— Begin DATA EXTRACT —

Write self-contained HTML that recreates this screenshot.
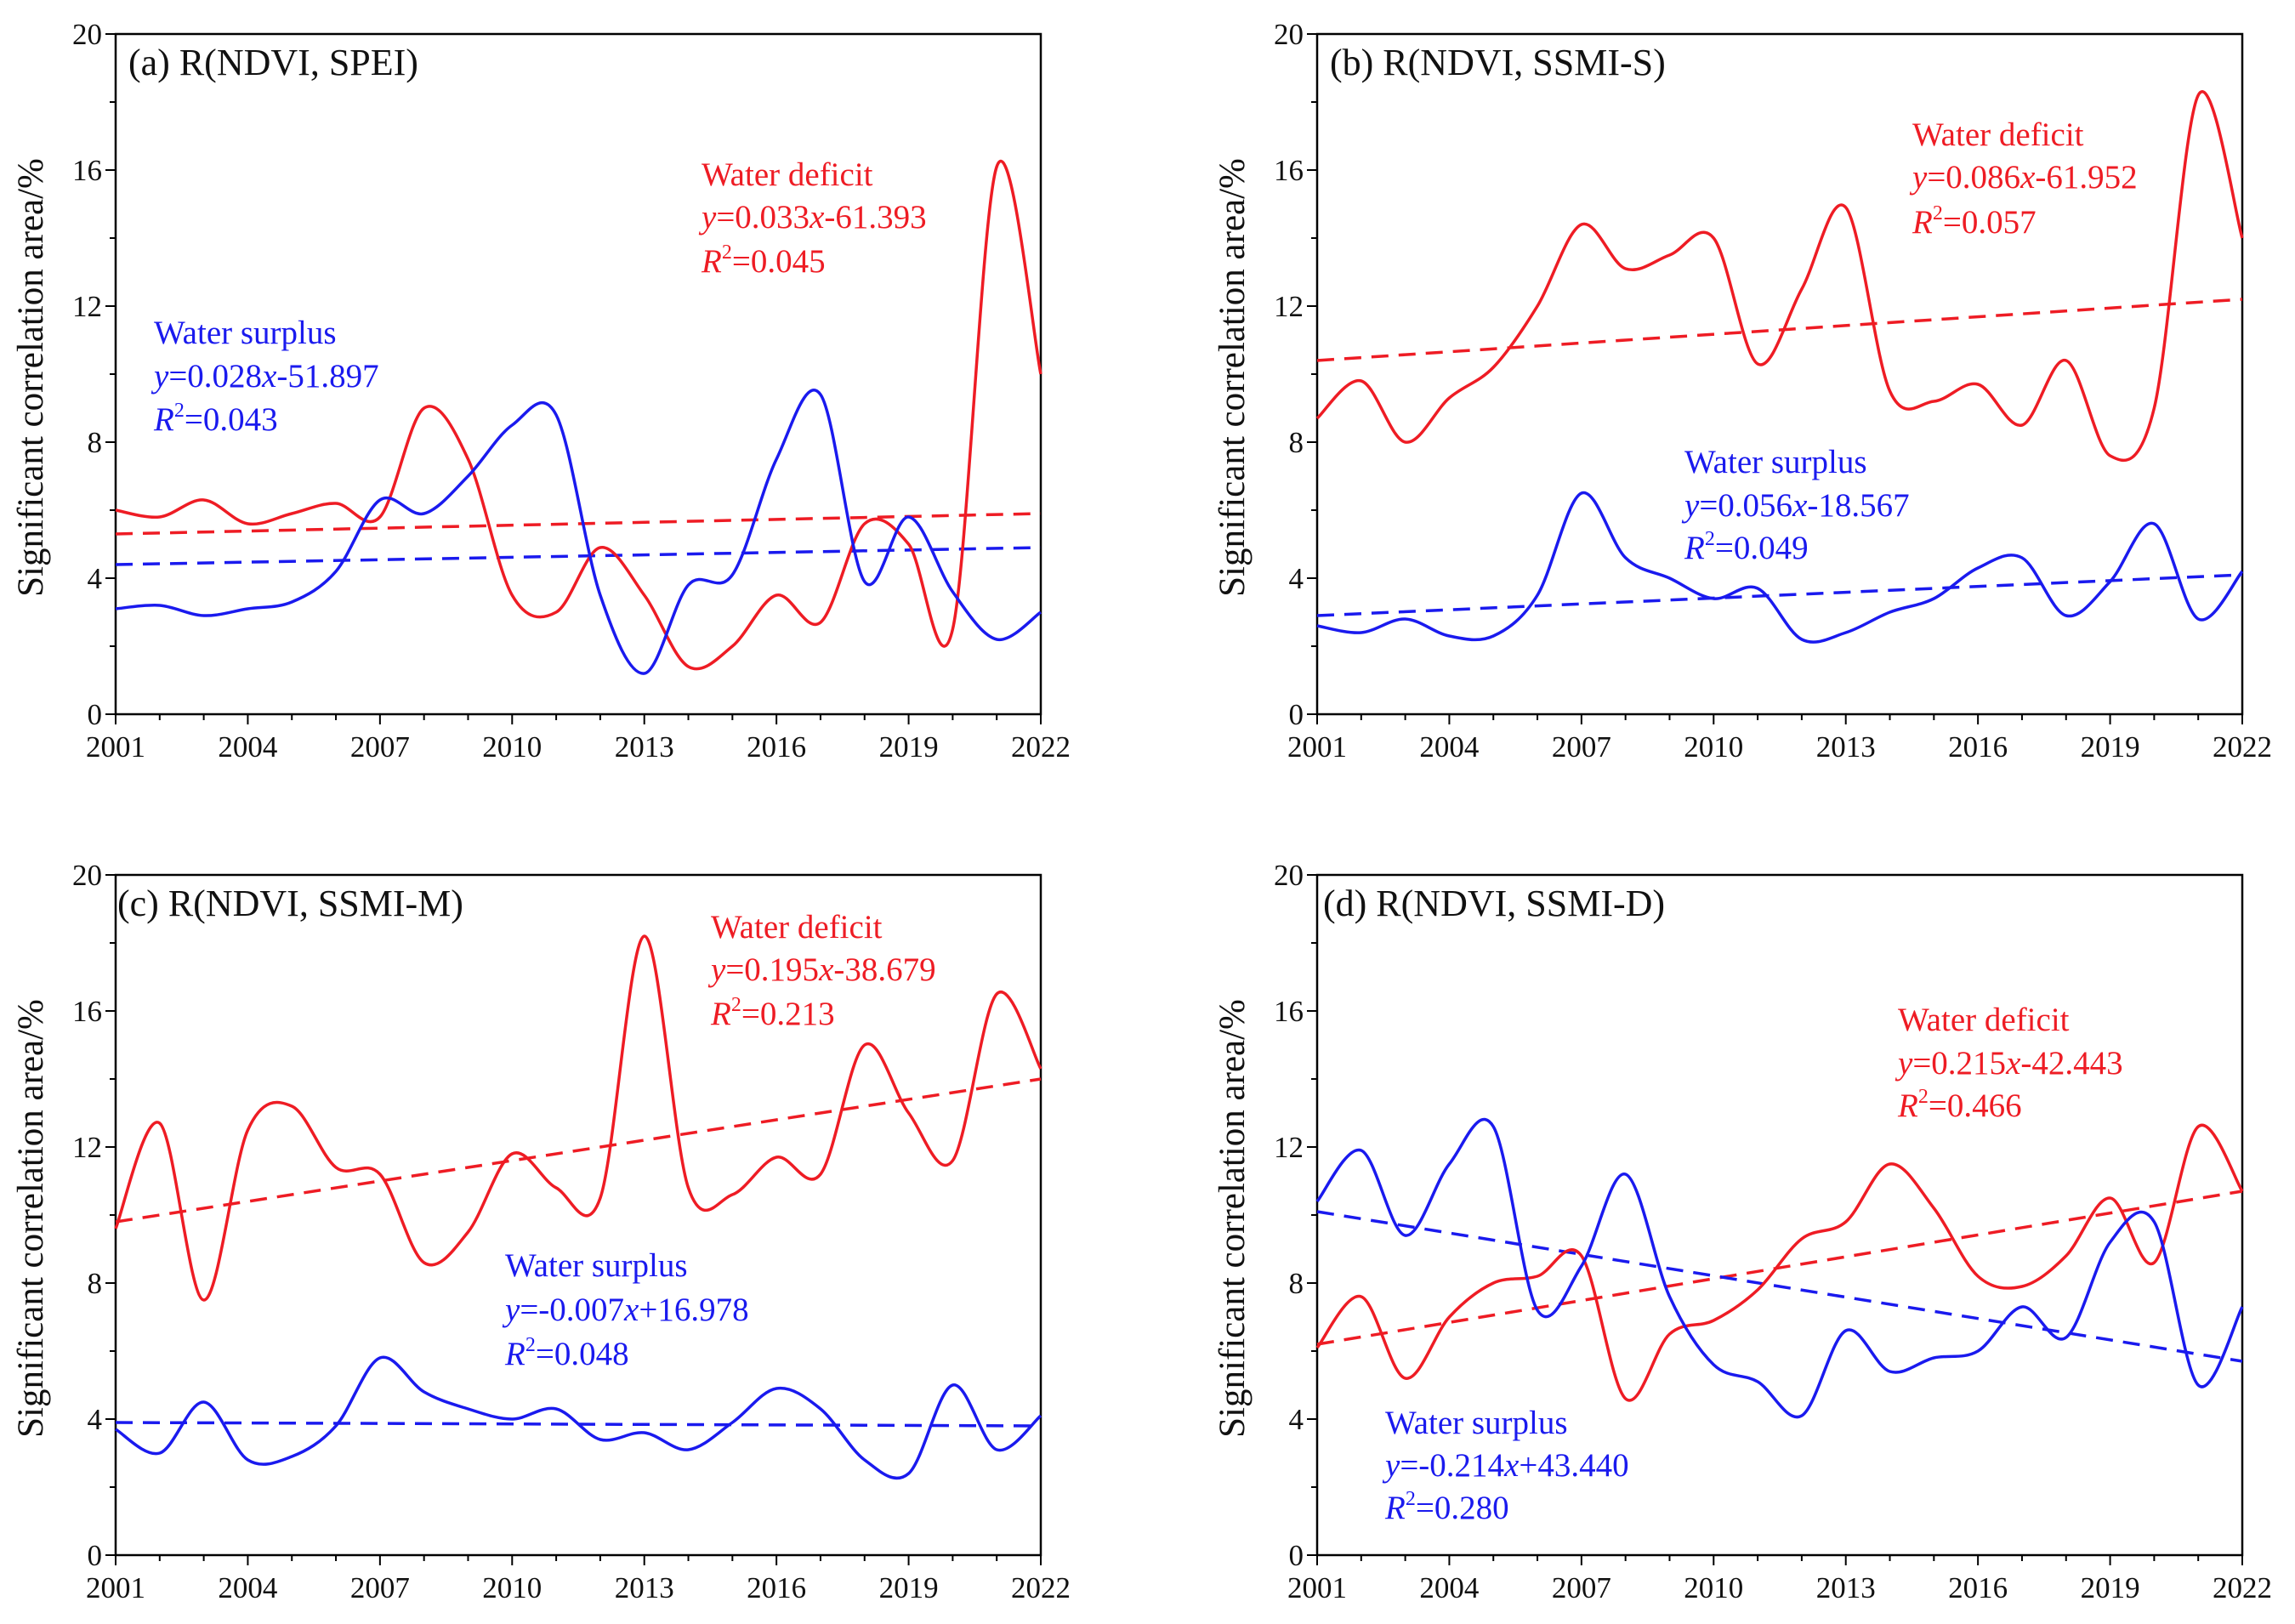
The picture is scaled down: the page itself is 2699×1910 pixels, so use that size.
<!DOCTYPE html>
<html><head><meta charset="utf-8">
<style>
html,body{margin:0;padding:0;background:#fff;}
svg{display:block;font-family:"Liberation Serif","DejaVu Serif",serif;}
</style></head>
<body>
<svg id="fig" width="2699" height="1910" viewBox="0 0 2699 1910" xmlns="http://www.w3.org/2000/svg"></svg>
<script>
const years = [2001,2002,2003,2004,2005,2006,2007,2008,2009,2010,2011,2012,2013,2014,2015,2016,2017,2018,2019,2020,2021,2022];
const xTickLabels = [2001,2004,2007,2010,2013,2016,2019,2022];
const yTickLabels = [0,4,8,12,16,20];

const deficitA = [6.0,5.8,6.3,5.6,5.9,6.2,5.8,9.0,7.5,3.5,3.0,4.9,3.5,1.4,2.0,3.5,2.7,5.6,5.0,2.5,16.1,10.0];
const surplusA = [3.1,3.2,2.9,3.1,3.3,4.2,6.3,5.9,7.0,8.5,8.8,3.5,1.2,3.8,4.1,7.5,9.4,3.9,5.8,3.6,2.2,3.0];
const deficitB = [8.7,9.8,8.0,9.3,10.2,12.0,14.4,13.1,13.5,14.0,10.3,12.5,14.9,9.5,9.2,9.7,8.5,10.4,7.6,9.0,18.2,14.0];
const surplusB = [2.6,2.4,2.8,2.3,2.3,3.5,6.5,4.6,4.0,3.4,3.7,2.2,2.4,3.0,3.4,4.3,4.6,2.9,3.9,5.6,2.8,4.2];
const deficitC = [9.6,12.7,7.5,12.5,13.2,11.4,11.2,8.6,9.5,11.8,10.8,10.5,18.2,10.8,10.6,11.7,11.2,15.0,13.0,11.6,16.5,14.3];
const surplusC = [3.7,3.0,4.5,2.8,2.9,3.8,5.8,4.8,4.3,4.0,4.3,3.4,3.6,3.1,3.9,4.9,4.3,2.8,2.4,5.0,3.1,4.1];
const deficitD = [6.1,7.6,5.2,7.0,8.0,8.2,8.8,4.6,6.5,6.9,7.8,9.3,9.8,11.5,10.2,8.2,7.9,8.8,10.5,8.6,12.6,10.7];
const surplusD = [10.4,11.9,9.4,11.5,12.6,7.2,8.5,11.2,7.6,5.6,5.1,4.1,6.6,5.4,5.8,6.0,7.3,6.4,9.2,9.8,5.0,7.3];

const trendDeficitA = [5.3,5.9], trendSurplusA = [4.4,4.9];
const trendDeficitB = [10.4,12.2], trendSurplusB = [2.9,4.1];
const trendDeficitC = [9.8,14.0], trendSurplusC = [3.9,3.8];
const trendDeficitD = [6.2,10.7], trendSurplusD = [10.1,5.7];

const panelTitles = ["(a) R(NDVI, SPEI)","(b) R(NDVI, SSMI-S)","(c) R(NDVI, SSMI-M)","(d) R(NDVI, SSMI-D)"];
const panels = [
 {id:"a",L:136,T:40,def:deficitA,sur:surplusA,td:trendDeficitA,ts:trendSurplusA,titleX:15,
  dTxt:["y=0.033x-61.393","0.045"],sTxt:["y=0.028x-51.897","0.043"],dPos:[689,[164,214,266]],sPos:[45,[350,401,452]]},
 {id:"b",L:1549,T:40,def:deficitB,sur:surplusB,td:trendDeficitB,ts:trendSurplusB,titleX:15,
  dTxt:["y=0.086x-61.952","0.057"],sTxt:["y=0.056x-18.567","0.049"],dPos:[700,[117,167,220]],sPos:[432,[502,553,603]]},
 {id:"c",L:136,T:1029,def:deficitC,sur:surplusC,td:trendDeficitC,ts:trendSurplusC,titleX:2,
  dTxt:["y=0.195x-38.679","0.213"],sTxt:["y=-0.007x+16.978","0.048"],dPos:[700,[60,110,162]],sPos:[458,[458,510,562]]},
 {id:"d",L:1549,T:1029,def:deficitD,sur:surplusD,td:trendDeficitD,ts:trendSurplusD,titleX:7,
  dTxt:["y=0.215x-42.443","0.466"],sTxt:["y=-0.214x+43.440","0.280"],dPos:[683,[169,220,270]],sPos:[80,[643,693,743]]}
];
const W=1088, H=800, RED="#ee1c24", BLUE="#1a1aee";
const svg=document.getElementById('fig');
const NS="http://www.w3.org/2000/svg";
function mk(tag,attrs,parent){const e=document.createElementNS(NS,tag);for(const k in attrs)e.setAttribute(k,attrs[k]);(parent||svg).appendChild(e);return e;}
function spline(pts){let d=`M${pts[0][0]},${pts[0][1]}`;for(let i=0;i<pts.length-1;i++){const p0=pts[Math.max(0,i-1)],p1=pts[i],p2=pts[i+1],p3=pts[Math.min(pts.length-1,i+2)];
 const c1=[p1[0]+(p2[0]-p0[0])/6,p1[1]+(p2[1]-p0[1])/6],c2=[p2[0]-(p3[0]-p1[0])/6,p2[1]-(p3[1]-p1[1])/6];
 d+=` C${c1[0]},${c1[1]} ${c2[0]},${c2[1]} ${p2[0]},${p2[1]}`;}return d;}

panels.forEach((p,pi)=>{
 const g=mk('g',{});
 
 
 const xs=y=>p.L+(y-2001)/21*W, ys=v=>p.T+H-v/20*H;
 const fr=mk('rect',{x:p.L,y:p.T,width:W,height:H,fill:'none',stroke:'#000','stroke-width':2.5},g);
 
 
 years.forEach(yr=>{const major=xTickLabels.includes(yr);mk('line',{x1:xs(yr),x2:xs(yr),y1:p.T+H,y2:p.T+H+(major?12:7),stroke:'#000','stroke-width':2},g);});
 xTickLabels.forEach(yr=>{const t=mk('text',{x:xs(yr),y:p.T+H+50,'text-anchor':'middle','font-size':35,fill:'#111'},g);t.textContent=yr;
  
  });
 for(let v=0;v<=20;v+=2){const major=v%4===0;mk('line',{x1:p.L,x2:p.L-(major?12:7),y1:ys(v),y2:ys(v),stroke:'#000','stroke-width':2},g);}
 yTickLabels.forEach(v=>{const t=mk('text',{x:p.L-16,y:ys(v)+12,'text-anchor':'end','font-size':35,fill:'#111'},g);t.textContent=v;
  
  });
 const yt=mk('text',{x:0,y:0,transform:`translate(${p.L-86},${p.T+H/2+4}) rotate(-90)`,'text-anchor':'middle','font-size':43,fill:'#111'},g);
 yt.textContent="Significant correlation area/%";
 
 
 const tt=mk('text',{x:p.L+p.titleX,y:p.T+48,'font-size':44,fill:'#111'},g);tt.textContent=panelTitles[pi];
 
 
 const tdl=mk('line',{x1:xs(2001),y1:ys(p.td[0]),x2:xs(2022),y2:ys(p.td[1]),stroke:RED,'stroke-width':3.5,'stroke-dasharray':'20 12'},g);
 
 
 const tsl=mk('line',{x1:xs(2001),y1:ys(p.ts[0]),x2:xs(2022),y2:ys(p.ts[1]),stroke:BLUE,'stroke-width':3.5,'stroke-dasharray':'20 12'},g);
 
 
 const dp=mk('path',{d:spline(years.map((y,i)=>[xs(y),ys(p.def[i])])),fill:'none',stroke:RED,'stroke-width':3.5},g);
 
 
 const sp=mk('path',{d:spline(years.map((y,i)=>[xs(y),ys(p.sur[i])])),fill:'none',stroke:BLUE,'stroke-width':3.5},g);
 
 
 function annot(pos,label,txt,col,name){
  const x=p.L+pos[0];
  const a=mk('text',{x:x,y:p.T+pos[1][0]+14,'font-size':39,fill:col},g);a.textContent=label;
  
  
  const b=mk('text',{x:x,y:p.T+pos[1][1]+14,'font-size':39,fill:col},g);
  
  
  const m=txt[0].match(/^y=(.*)x(.*)$/);
  b.innerHTML=`<tspan font-style="italic">y</tspan>=${m[1]}<tspan font-style="italic">x</tspan>${m[2]}`;
  const c=mk('text',{x:x,y:p.T+pos[1][2]+14,'font-size':39,fill:col},g);
  
  
  c.innerHTML=`<tspan font-style="italic">R</tspan><tspan font-size="24" dy="-16">2</tspan><tspan dy="16">=${txt[1]}</tspan>`;
 }
 annot(p.dPos,"Water deficit",p.dTxt,RED,'deficit');
 annot(p.sPos,"Water surplus",p.sTxt,BLUE,'surplus');
});
</script>
</body></html>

— End DATA EXTRACT —

- _WHAT THE TASK REQUIRES_: Give again exactly the lines running from the beginning of the material above through the line that contains "const yTickLabels = [0,4,8,12,16,20];", and leave out every picture.

- _WRITTEN SOLUTION_:
Write self-contained HTML that recreates this screenshot.
The picture is scaled down: the page itself is 2699×1910 pixels, so use that size.
<!DOCTYPE html>
<html><head><meta charset="utf-8">
<style>
html,body{margin:0;padding:0;background:#fff;}
svg{display:block;font-family:"Liberation Serif","DejaVu Serif",serif;}
</style></head>
<body>
<svg id="fig" width="2699" height="1910" viewBox="0 0 2699 1910" xmlns="http://www.w3.org/2000/svg"></svg>
<script>
const years = [2001,2002,2003,2004,2005,2006,2007,2008,2009,2010,2011,2012,2013,2014,2015,2016,2017,2018,2019,2020,2021,2022];
const xTickLabels = [2001,2004,2007,2010,2013,2016,2019,2022];
const yTickLabels = [0,4,8,12,16,20];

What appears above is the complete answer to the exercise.